Hundreds of dunams in the area where Ofra now stands were originally expropriated in 1966 by Jordan. Israel, which captured the West Bank in 1967, expropriated the land a second time in the 1970s to legalize settlement there.
In a brief submitted to the court in August 2016, the state admitted it had mistakenly expropriated some areas because at the time it had not realized that Jordan had expropriated only portions of certain plots, and so Israel seized the entire plots. As a result, it wound up taking 45 dunams that shouldn’t have been taken, and parts of Ofra were later built on this land.
Last year’s brief also said the state had decided to submit an amended master plan for Ofra that didn’t include the land in question, and to freeze the registration process for all the affected plots until the amended master plan would be approved. Finally, the brief acknowledged that at least two of the Palestinian petitioners had a “prima facie connection” to the mistakenly expropriated land.
Nevertheless, in Monday’s brief, the state said it had instead decided to try to legalize the expropriation of those 45 dunams.
“There is no justification for removing the plots which were only partially expropriated by the Jordanians from the plans which are the subject of the petition,” the brief said, adding that Attorney General Avichai Mendelblit approved this position.
The brief argued that Article 5 of the Government Property Order applies to these partially expropriated plots.

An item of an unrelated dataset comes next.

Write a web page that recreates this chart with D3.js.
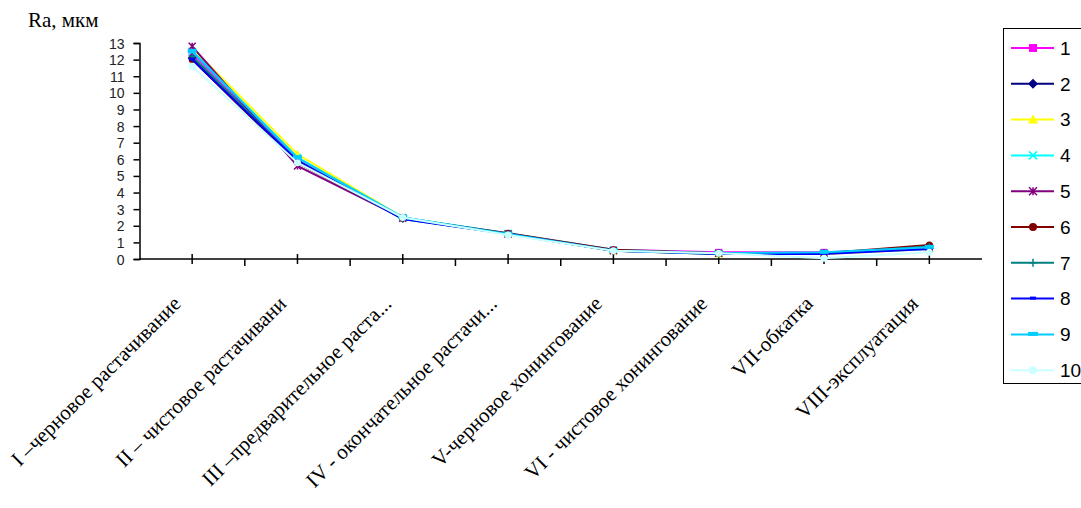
<!DOCTYPE html>
<html>
<head>
<meta charset="utf-8">
<script src="https://cdn.jsdelivr.net/npm/d3@7/dist/d3.min.js"></script>
<style>
  body { margin: 0; background: #fff; }
  svg { display: block; }
</style>
</head>
<body>
<div id="chart"></div>
<script>
// categories (stages)
var stages = [
    "I –черновое растачивание",
    "II – чистовое растачивани",
    "III –предварительное раста...",
    "IV -  окончательное растачи...",
    "V-черновое хонингование",
    "VI - чистовое хонингование",
    "VII-обкатка",
    "VIII-эксплуатация"
];

var seriesNames = ["1", "2", "3", "4", "5", "6", "7", "8", "9", "10"];

// Ra values per series
var s1 = [12.4, 6.0, 2.5, 1.5, 0.55, 0.4, 0.4, 0.6];
var s2 = [12.1, 5.9, 2.45, 1.5, 0.5, 0.35, 0.35, 0.65];
var s3 = [12.7, 6.3, 2.5, 1.5, 0.5, 0.3, 0.3, 0.6];
var s4 = [12.5, 6.1, 2.5, 1.55, 0.55, 0.35, 0.35, 0.6];
var s5 = [12.8, 5.6, 2.45, 1.5, 0.5, 0.35, 0.35, 0.7];
var s6 = [12.0, 5.8, 2.45, 1.55, 0.55, 0.35, 0.35, 0.85];
var s7 = [12.2, 5.9, 2.4, 1.5, 0.5, 0.3, 0.35, 0.75];
var s8 = [12.0, 5.9, 2.4, 1.5, 0.5, 0.3, 0.3, 0.6];
var s9 = [12.5, 6.1, 2.5, 1.5, 0.5, 0.35, 0.4, 0.7];
var s10 = [11.6, 5.8, 2.5, 1.45, 0.5, 0.35, 0.05, 0.4];

var yTicks = [0, 1, 2, 3, 4, 5, 6, 7, 8, 9, 10, 11, 12, 13];

var colors = ["#FF00FF", "#000080", "#FFFF00", "#00FFFF", "#800080",
              "#800000", "#008080", "#0000FF", "#00CCFF", "#CCFFFF"];
var markers = ["square", "diamond", "triangle", "x", "star",
               "circle", "plus", "dash", "longdash", "circle"];

var allSeries = [s1, s2, s3, s4, s5, s6, s7, s8, s9, s10];

var width = 1081, height = 508;

var svg = d3.select("#chart")
    .append("svg")
    .attr("width", width)
    .attr("height", height);

svg.append("rect")
    .attr("width", width)
    .attr("height", height)
    .attr("fill", "#fff");

var x = d3.scaleBand()
    .domain(stages)
    .range([139.5, 982]);

var y = d3.scaleLinear()
    .domain([0, 13])
    .range([259, 43]);

function cx(d) { return x(d) + x.bandwidth() / 2; }

// y title
svg.append("text")
    .attr("x", 28)
    .attr("y", 27)
    .attr("font-family", "Liberation Serif, Times New Roman, serif")
    .attr("font-size", "21px")
    .attr("fill", "#000")
    .text("Ra, мкм");

// y axis
var gy = svg.append("g")
    .attr("transform", "translate(139.5,0)")
    .call(d3.axisLeft(y).tickValues(yTicks).tickSize(6).tickPadding(0));

gy.select(".domain").attr("stroke", "#000").attr("stroke-width", 1.5);
gy.selectAll(".tick line").attr("stroke", "#000").attr("stroke-width", 1.5);
gy.selectAll(".tick text")
    .attr("x", -15)
    .attr("dy", "0.36em")
    .attr("font-family", "Liberation Sans, Arial, sans-serif")
    .attr("font-size", "14px")
    .attr("fill", "#222");

// x axis
var gx = svg.append("g");
gx.append("line")
    .attr("x1", 139.5).attr("x2", 982)
    .attr("y1", y(0)).attr("y2", y(0))
    .attr("stroke", "#000").attr("stroke-width", 1.5);

// ticks at category boundaries (below) and at category centres (crossing)
gx.selectAll("line.bt")
    .data(stages.slice(1))
    .enter().append("line")
    .attr("class", "bt")
    .attr("x1", function(d) { return x(d); })
    .attr("x2", function(d) { return x(d); })
    .attr("y1", y(0)).attr("y2", y(0) + 7)
    .attr("stroke", "#000").attr("stroke-width", 1.5);

gx.selectAll("line.ct")
    .data(stages)
    .enter().append("line")
    .attr("class", "ct")
    .attr("x1", cx).attr("x2", cx)
    .attr("y1", y(0) - 5).attr("y2", y(0) + 5)
    .attr("stroke", "#000").attr("stroke-width", 1.5);

gx.selectAll("text")
    .data(stages)
    .enter().append("text")
    .attr("transform", function(d) {
        return "translate(" + (cx(d) - 10) + "," + (y(0) + 46) + ") rotate(-45)";
    })
    .attr("text-anchor", "end")
    .attr("font-family", "Liberation Serif, Times New Roman, serif")
    .attr("font-size", "21px")
    .attr("fill", "#000")
    .text(function(d) { return d; });

// markers
function drawMarker(g, type, color, px, py, s) {
    var h = s / 2;
    if (type === "square") {
        g.append("rect").attr("x", px - h).attr("y", py - h)
            .attr("width", s).attr("height", s).attr("fill", color);
    } else if (type === "diamond") {
        g.append("path").attr("d", "M" + px + "," + (py - h - 1) + "L" + (px + h + 1) + "," + py +
            "L" + px + "," + (py + h + 1) + "L" + (px - h - 1) + "," + py + "Z").attr("fill", color);
    } else if (type === "triangle") {
        g.append("path").attr("d", "M" + px + "," + (py - h - 1) + "L" + (px + h + 1) + "," + (py + h) +
            "L" + (px - h - 1) + "," + (py + h) + "Z").attr("fill", color);
    } else if (type === "x") {
        g.append("path").attr("d", "M" + (px - h) + "," + (py - h) + "L" + (px + h) + "," + (py + h) +
            "M" + (px + h) + "," + (py - h) + "L" + (px - h) + "," + (py + h))
            .attr("stroke", color).attr("stroke-width", 1.5).attr("fill", "none");
    } else if (type === "star") {
        g.append("path").attr("d", "M" + (px - h) + "," + (py - h) + "L" + (px + h) + "," + (py + h) +
            "M" + (px + h) + "," + (py - h) + "L" + (px - h) + "," + (py + h) +
            "M" + px + "," + (py - h) + "L" + px + "," + (py + h))
            .attr("stroke", color).attr("stroke-width", 1.5).attr("fill", "none");
    } else if (type === "circle") {
        g.append("circle").attr("cx", px).attr("cy", py).attr("r", h).attr("fill", color);
    } else if (type === "plus") {
        g.append("path").attr("d", "M" + (px - h) + "," + py + "L" + (px + h) + "," + py +
            "M" + px + "," + (py - h) + "L" + px + "," + (py + h))
            .attr("stroke", color).attr("stroke-width", 1.5).attr("fill", "none");
    } else if (type === "dash") {
        g.append("rect").attr("x", px - 3).attr("y", py - 2)
            .attr("width", 6).attr("height", 3).attr("fill", color);
    } else if (type === "longdash") {
        g.append("rect").attr("x", px - h - 1).attr("y", py - 2.5)
            .attr("width", s + 2).attr("height", 4).attr("fill", color);
    }
}

var line = d3.line()
    .x(function(d, i) { return cx(stages[i]); })
    .y(function(d) { return y(d); });

var gs = svg.append("g").attr("class", "series");
allSeries.forEach(function(vals, k) {
    var g = gs.append("g");
    g.append("path")
        .attr("d", line(vals))
        .attr("fill", "none")
        .attr("stroke", colors[k])
        .attr("stroke-width", 2);
    vals.forEach(function(v, i) {
        drawMarker(g, markers[k], colors[k], cx(stages[i]), y(v), 7);
    });
});

// legend
var lg = svg.append("g").attr("class", "legend");
lg.append("rect")
    .attr("x", 1003.5).attr("y", 28.5)
    .attr("width", 90).attr("height", 355)
    .attr("fill", "#fff")
    .attr("stroke", "#000").attr("stroke-width", 1);

seriesNames.forEach(function(name, k) {
    var ly = 48 + k * 35.8;
    lg.append("line")
        .attr("x1", 1011).attr("x2", 1054)
        .attr("y1", ly).attr("y2", ly)
        .attr("stroke", colors[k]).attr("stroke-width", 2);
    drawMarker(lg, markers[k], colors[k], 1033, ly, 8);
    lg.append("text")
        .attr("x", 1060)
        .attr("y", ly)
        .attr("dy", "0.36em")
        .attr("font-family", "Liberation Sans, Arial, sans-serif")
        .attr("font-size", "19px")
        .attr("fill", "#000")
        .text(name);
});
</script>
</body>
</html>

This article in question states that a transaction between the custodian of government property and any other person shall not be nullified, even if it later turns out that the property in question didn’t belong to the government, as long as the transaction was made in good faith and the custodian genuinely believed at the time that the property did belong to the government.

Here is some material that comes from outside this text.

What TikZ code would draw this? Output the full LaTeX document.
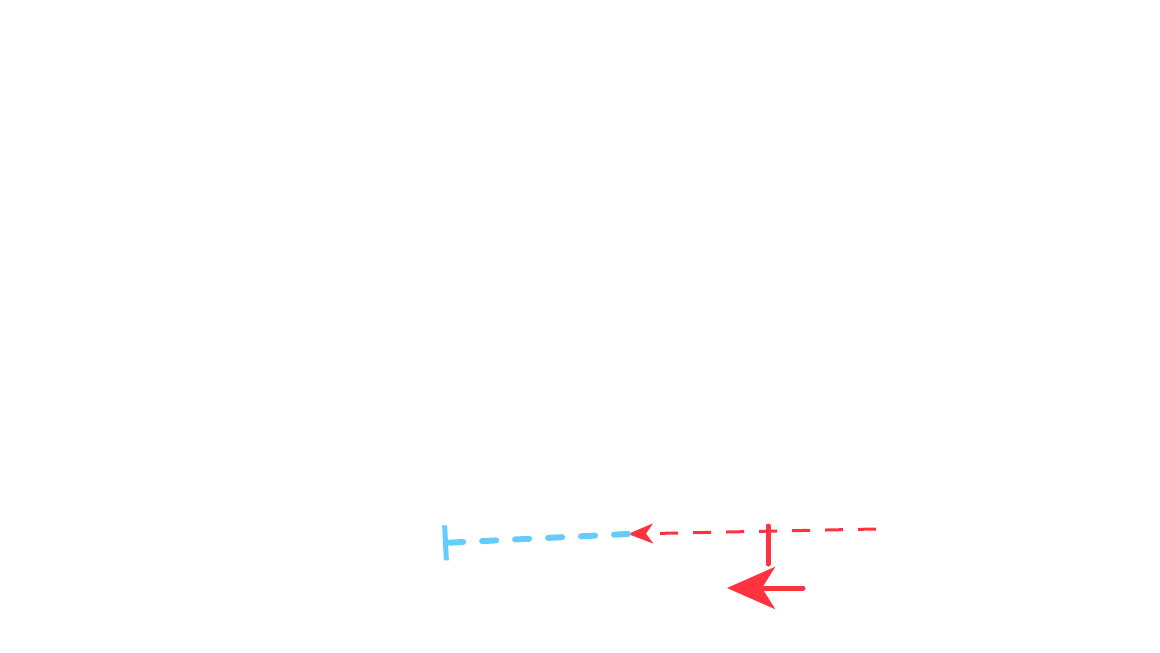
\documentclass[tikz,border=0pt]{standalone}
\usepackage[rgb]{xcolor}
\usepackage{tikz}
\usetikzlibrary{arrows.meta}

\definecolor{flowred}{HTML}{FF3340}
\definecolor{flowblue}{HTML}{66CCFF}

\begin{document}
\begin{tikzpicture}[x=1pt, y=-1pt,
  bluedash/.style = {flowblue, line width=6pt, line cap=round, dash pattern=on 14pt off 19pt},
  reddash/.style = {flowred, line width=3pt, dash pattern=on 18pt off 15pt}]

\useasboundingbox (0,0) rectangle (1160,653);

% end points of the dashed runs and the short marks
\path
(876,529) coordinate (redstart)
(628,534) coordinate (meet)
(443,543) coordinate (blueend)
(768,526) coordinate (tickup)
(768,564) coordinate (tickdown)
(803,588) coordinate (pushstart)
(727,588) coordinate (pushend);

%% red dashed run into the meeting point
\draw[reddash, -{Stealth[length=25pt, width=20pt, inset=7pt]}] (redstart) -- (meet);

%% blue dashed run, closed with a bar
\draw[bluedash, -{Bar[width=35pt, line width=5pt]}] (meet) -- (blueend);

%% short red mark and big red arrow
\draw[flowred, line width=5pt, line cap=round] (tickup) -- (tickdown);
\draw[flowred, line width=5pt, line cap=round, -{Stealth[length=48pt, width=42pt, inset=13pt]}] (pushstart) -- (pushend);

\end{tikzpicture}
\end{document}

“What this means in our case is that all the land in the partially expropriated plots is an inseparable part of the territory covered by the 2011 allocation deal between the custodian and the settling party,” the brief said. Moreover, it argued, the fact that the petitioners waited decades after Ofra’s founding to file their petition is grounds in and of itself for rejecting it, the brief said.
Finally, the brief stated the new law allowing the state, under certain conditions, to legalize settlements or outposts built on privately owned Palestinian land in exchange for compensation, is relevant. However, it did concede this law, called the Resolution Law, is being challenged in the High Court.

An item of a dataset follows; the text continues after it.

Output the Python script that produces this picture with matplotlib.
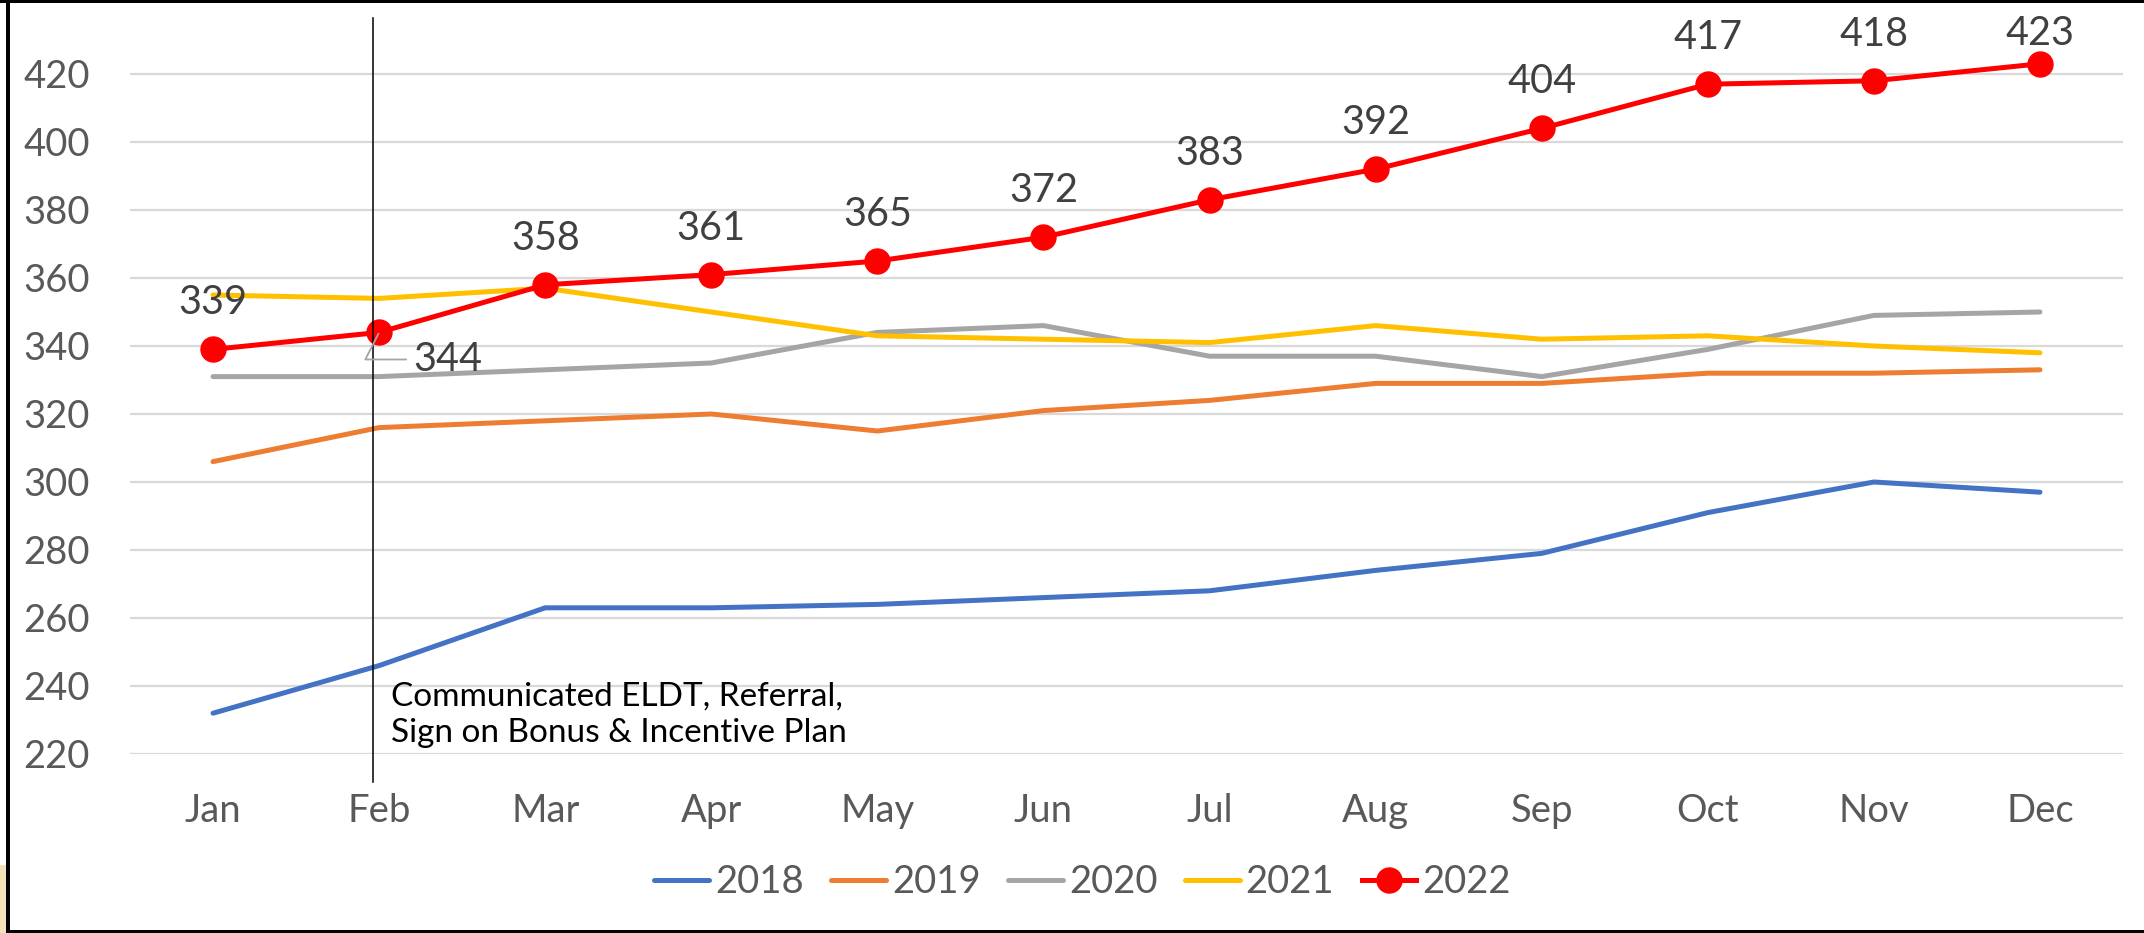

Attorney Tawfique Jabareen, who represents the petitioners, said he was “shocked” by the brief.
“Attorney General Mendelblit is continuing to destroy the status of the rule of law and severely undermine Palestinian property rights in the occupied territories,” he said. “The prosecution claims the state allocated the land to the settlers in good faith, and therefore, it’s not possible to remove this private Palestinian land from the boundaries of the plan for Ofra. But I can’t understand how good faith exists when you allocate land for the purpose of illegal construction without an approved plan, or how it’s possible to attribute good faith to an occupying state when it dispossesses protected Palestinian residents of their private land.”
The state’s brief appears to be the first application of a legal opinion Mendelblit wrote in late 2016, in which he supported using Article 5 of the Government Property Order. The opinion stated that land like that in Ofra, which the state transferred to a third party out of a mistaken belief that it was state land, would be reregistered in the names of the Palestinian owners’ names, who would receive financial compensation for its use but not regain acces to their land. The land would thus be de facto expropriated yet belong to its Palestinian owners de jure.